[WHAT YOU NEED TO DO] Only the lines between the line with "Reproduce this chart with D3.js." and the line with "d => colors[d.key]);", together with those two lines themselves, are to be copied exactly.

[MATERIAL TO PROCESS]
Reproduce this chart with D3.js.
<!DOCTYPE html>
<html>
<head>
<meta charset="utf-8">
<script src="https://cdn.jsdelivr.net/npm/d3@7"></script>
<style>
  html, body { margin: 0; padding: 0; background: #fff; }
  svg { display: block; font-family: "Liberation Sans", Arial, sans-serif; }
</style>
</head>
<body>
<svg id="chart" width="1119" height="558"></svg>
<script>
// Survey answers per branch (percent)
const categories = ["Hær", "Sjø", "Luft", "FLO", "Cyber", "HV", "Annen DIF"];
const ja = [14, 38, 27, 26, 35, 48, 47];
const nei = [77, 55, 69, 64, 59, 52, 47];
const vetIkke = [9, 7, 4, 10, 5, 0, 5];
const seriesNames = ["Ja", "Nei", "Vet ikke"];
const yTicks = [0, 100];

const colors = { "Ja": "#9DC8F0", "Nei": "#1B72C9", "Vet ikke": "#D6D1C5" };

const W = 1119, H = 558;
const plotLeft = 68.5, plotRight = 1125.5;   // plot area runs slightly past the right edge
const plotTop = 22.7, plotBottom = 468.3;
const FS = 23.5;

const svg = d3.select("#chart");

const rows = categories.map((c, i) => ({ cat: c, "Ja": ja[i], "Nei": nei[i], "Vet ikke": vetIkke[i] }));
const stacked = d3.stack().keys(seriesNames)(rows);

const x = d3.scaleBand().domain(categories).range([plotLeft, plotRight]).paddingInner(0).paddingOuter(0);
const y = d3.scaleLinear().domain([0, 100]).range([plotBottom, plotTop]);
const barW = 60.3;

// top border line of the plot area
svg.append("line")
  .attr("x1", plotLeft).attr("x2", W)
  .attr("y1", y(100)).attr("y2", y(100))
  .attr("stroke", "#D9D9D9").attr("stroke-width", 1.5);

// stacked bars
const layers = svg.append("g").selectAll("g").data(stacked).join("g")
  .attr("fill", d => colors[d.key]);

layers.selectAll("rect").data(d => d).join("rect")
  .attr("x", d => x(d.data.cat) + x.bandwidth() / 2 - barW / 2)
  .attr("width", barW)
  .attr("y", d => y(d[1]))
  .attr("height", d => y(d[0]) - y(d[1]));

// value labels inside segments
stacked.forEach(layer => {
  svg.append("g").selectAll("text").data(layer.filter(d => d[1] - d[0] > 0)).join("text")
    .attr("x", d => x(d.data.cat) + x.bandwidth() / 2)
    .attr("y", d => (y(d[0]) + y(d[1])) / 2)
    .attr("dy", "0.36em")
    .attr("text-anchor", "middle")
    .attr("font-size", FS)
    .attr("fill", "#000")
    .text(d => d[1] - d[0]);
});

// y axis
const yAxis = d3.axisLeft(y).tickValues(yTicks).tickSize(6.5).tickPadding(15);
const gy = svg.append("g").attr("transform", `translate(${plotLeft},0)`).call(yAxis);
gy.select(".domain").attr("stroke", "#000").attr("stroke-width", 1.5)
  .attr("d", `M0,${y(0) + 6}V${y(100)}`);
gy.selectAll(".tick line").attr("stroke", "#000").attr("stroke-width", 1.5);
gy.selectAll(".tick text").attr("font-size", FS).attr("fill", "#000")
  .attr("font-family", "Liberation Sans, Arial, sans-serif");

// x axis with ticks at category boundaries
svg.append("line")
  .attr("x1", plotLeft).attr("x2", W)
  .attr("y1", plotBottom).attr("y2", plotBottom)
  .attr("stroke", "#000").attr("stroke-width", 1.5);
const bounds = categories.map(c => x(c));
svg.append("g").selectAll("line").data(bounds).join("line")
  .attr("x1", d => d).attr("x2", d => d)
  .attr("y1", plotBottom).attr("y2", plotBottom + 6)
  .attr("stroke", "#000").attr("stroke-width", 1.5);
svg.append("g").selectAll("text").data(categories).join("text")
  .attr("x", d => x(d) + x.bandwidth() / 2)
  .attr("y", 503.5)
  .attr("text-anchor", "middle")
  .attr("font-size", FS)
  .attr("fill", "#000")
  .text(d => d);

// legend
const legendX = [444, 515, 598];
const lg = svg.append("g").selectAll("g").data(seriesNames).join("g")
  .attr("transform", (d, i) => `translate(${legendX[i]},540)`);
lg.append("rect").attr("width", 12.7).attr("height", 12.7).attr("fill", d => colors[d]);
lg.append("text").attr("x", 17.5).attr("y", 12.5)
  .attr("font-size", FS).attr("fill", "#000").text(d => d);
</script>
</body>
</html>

---

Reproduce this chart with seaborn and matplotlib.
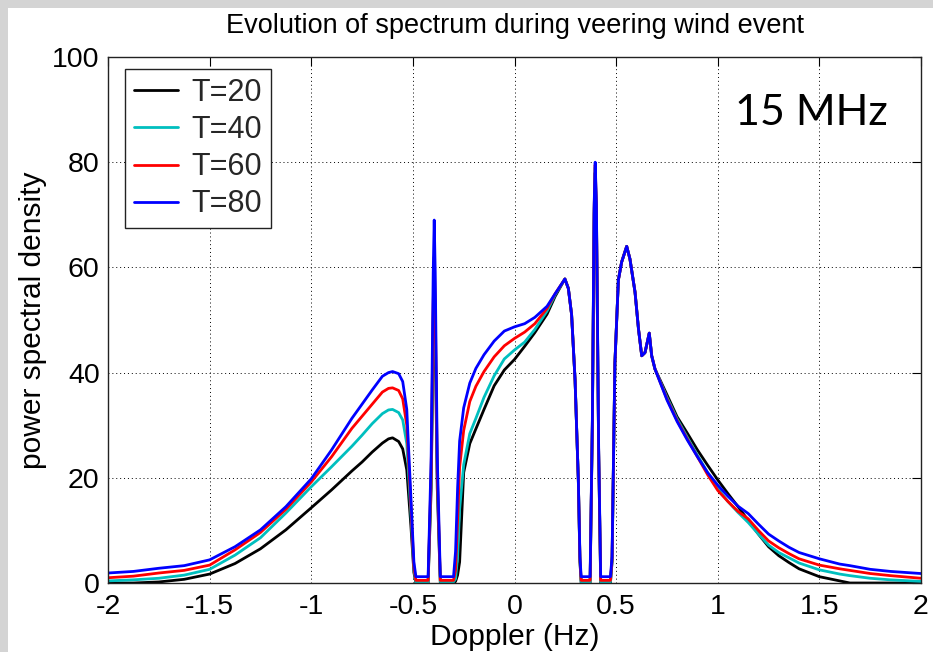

...

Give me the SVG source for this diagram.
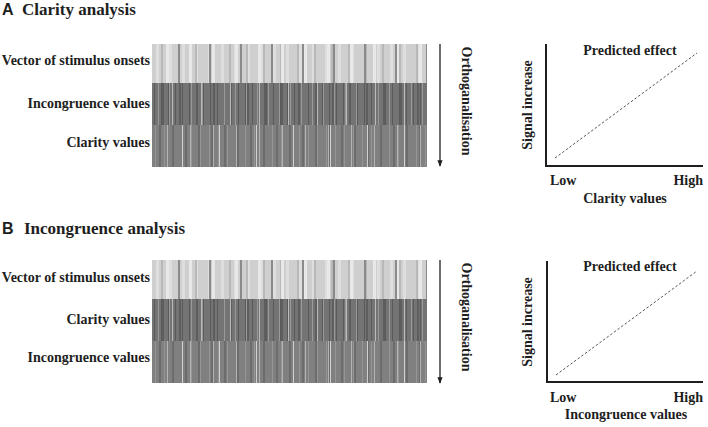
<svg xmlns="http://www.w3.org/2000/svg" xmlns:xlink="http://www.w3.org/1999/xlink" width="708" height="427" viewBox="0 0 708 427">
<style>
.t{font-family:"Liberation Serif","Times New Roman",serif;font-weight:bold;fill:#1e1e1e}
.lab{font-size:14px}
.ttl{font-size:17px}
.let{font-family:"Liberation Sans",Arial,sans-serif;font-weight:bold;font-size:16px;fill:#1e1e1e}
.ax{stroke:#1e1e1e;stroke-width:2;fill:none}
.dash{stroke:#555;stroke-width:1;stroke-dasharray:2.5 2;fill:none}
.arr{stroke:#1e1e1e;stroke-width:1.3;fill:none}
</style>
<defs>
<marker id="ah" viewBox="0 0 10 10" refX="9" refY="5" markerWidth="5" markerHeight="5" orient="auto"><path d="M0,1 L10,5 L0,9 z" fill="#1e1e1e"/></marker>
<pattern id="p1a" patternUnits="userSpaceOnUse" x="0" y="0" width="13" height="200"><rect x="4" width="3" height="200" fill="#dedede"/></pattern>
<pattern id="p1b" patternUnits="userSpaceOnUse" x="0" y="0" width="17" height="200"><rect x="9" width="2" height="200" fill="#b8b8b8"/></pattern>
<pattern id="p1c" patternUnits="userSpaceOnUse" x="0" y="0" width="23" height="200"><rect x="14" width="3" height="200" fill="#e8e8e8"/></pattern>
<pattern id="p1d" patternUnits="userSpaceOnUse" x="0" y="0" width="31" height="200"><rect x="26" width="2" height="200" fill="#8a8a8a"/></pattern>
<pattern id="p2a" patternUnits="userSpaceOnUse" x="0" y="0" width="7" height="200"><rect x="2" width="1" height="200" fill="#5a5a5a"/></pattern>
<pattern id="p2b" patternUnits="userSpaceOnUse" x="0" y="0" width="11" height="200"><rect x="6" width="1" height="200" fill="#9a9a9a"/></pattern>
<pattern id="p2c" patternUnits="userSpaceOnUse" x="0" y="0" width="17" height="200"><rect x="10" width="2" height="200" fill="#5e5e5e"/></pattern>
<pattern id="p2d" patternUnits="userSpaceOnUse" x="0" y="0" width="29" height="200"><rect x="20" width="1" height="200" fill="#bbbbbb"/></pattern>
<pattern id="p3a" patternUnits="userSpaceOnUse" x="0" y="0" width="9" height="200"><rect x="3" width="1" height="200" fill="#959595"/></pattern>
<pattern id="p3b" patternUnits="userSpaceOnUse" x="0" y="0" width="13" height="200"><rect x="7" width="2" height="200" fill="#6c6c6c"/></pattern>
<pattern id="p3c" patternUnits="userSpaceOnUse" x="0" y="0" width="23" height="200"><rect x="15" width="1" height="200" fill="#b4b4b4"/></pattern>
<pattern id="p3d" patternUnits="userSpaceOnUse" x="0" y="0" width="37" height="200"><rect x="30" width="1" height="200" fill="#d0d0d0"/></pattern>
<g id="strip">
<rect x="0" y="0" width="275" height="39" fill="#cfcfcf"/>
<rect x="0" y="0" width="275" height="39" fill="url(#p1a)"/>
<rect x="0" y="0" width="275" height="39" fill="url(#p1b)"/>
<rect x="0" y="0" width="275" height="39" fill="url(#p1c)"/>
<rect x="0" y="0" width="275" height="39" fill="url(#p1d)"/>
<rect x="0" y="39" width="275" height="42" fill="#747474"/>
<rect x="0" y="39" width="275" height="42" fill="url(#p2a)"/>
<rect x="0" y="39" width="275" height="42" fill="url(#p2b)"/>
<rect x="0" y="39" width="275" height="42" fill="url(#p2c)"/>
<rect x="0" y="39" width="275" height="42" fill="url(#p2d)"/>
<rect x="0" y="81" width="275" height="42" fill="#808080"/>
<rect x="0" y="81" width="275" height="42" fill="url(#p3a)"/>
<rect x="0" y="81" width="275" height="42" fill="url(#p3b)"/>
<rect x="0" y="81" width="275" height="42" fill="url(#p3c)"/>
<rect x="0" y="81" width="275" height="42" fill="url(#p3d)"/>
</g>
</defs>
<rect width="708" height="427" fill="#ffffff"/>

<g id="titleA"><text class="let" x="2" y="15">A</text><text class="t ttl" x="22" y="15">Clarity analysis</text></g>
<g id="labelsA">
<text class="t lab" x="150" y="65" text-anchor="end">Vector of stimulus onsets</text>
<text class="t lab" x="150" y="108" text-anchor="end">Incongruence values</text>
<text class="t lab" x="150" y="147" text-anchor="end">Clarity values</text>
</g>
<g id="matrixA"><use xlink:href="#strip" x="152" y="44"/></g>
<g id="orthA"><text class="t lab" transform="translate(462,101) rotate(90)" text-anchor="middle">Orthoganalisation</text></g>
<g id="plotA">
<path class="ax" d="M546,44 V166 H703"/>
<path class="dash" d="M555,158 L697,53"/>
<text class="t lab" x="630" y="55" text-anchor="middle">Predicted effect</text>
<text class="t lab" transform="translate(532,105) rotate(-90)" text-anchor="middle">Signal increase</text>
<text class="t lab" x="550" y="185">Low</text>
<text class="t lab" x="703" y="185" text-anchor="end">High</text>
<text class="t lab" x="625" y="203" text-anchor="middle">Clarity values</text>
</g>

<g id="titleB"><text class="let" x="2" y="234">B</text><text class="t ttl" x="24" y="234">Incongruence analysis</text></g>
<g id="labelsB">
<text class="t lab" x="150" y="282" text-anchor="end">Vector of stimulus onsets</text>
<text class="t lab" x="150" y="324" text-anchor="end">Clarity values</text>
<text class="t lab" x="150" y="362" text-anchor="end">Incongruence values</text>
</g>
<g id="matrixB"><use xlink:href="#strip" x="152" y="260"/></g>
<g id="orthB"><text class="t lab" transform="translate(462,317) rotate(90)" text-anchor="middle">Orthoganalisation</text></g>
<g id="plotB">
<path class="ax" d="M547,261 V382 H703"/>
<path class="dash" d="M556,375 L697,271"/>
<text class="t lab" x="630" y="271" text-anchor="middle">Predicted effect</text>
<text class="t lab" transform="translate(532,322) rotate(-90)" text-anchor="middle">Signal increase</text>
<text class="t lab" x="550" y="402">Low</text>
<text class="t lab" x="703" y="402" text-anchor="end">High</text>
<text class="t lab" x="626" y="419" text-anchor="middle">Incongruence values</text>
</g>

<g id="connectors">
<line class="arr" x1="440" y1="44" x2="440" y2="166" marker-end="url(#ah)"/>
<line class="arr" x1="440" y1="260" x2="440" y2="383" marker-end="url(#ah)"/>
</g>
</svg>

[ANSWER FOR THE TASK]
Reproduce this chart with D3.js.
<!DOCTYPE html>
<html>
<head>
<meta charset="utf-8">
<script src="https://cdn.jsdelivr.net/npm/d3@7"></script>
<style>
  html, body { margin: 0; padding: 0; background: #fff; }
  svg { display: block; font-family: "Liberation Sans", Arial, sans-serif; }
</style>
</head>
<body>
<svg id="chart" width="1119" height="558"></svg>
<script>
// Survey answers per branch (percent)
const categories = ["Hær", "Sjø", "Luft", "FLO", "Cyber", "HV", "Annen DIF"];
const ja = [14, 38, 27, 26, 35, 48, 47];
const nei = [77, 55, 69, 64, 59, 52, 47];
const vetIkke = [9, 7, 4, 10, 5, 0, 5];
const seriesNames = ["Ja", "Nei", "Vet ikke"];
const yTicks = [0, 100];

const colors = { "Ja": "#9DC8F0", "Nei": "#1B72C9", "Vet ikke": "#D6D1C5" };

const W = 1119, H = 558;
const plotLeft = 68.5, plotRight = 1125.5;   // plot area runs slightly past the right edge
const plotTop = 22.7, plotBottom = 468.3;
const FS = 23.5;

const svg = d3.select("#chart");

const rows = categories.map((c, i) => ({ cat: c, "Ja": ja[i], "Nei": nei[i], "Vet ikke": vetIkke[i] }));
const stacked = d3.stack().keys(seriesNames)(rows);

const x = d3.scaleBand().domain(categories).range([plotLeft, plotRight]).paddingInner(0).paddingOuter(0);
const y = d3.scaleLinear().domain([0, 100]).range([plotBottom, plotTop]);
const barW = 60.3;

// top border line of the plot area
svg.append("line")
  .attr("x1", plotLeft).attr("x2", W)
  .attr("y1", y(100)).attr("y2", y(100))
  .attr("stroke", "#D9D9D9").attr("stroke-width", 1.5);

// stacked bars
const layers = svg.append("g").selectAll("g").data(stacked).join("g")
  .attr("fill", d => colors[d.key]);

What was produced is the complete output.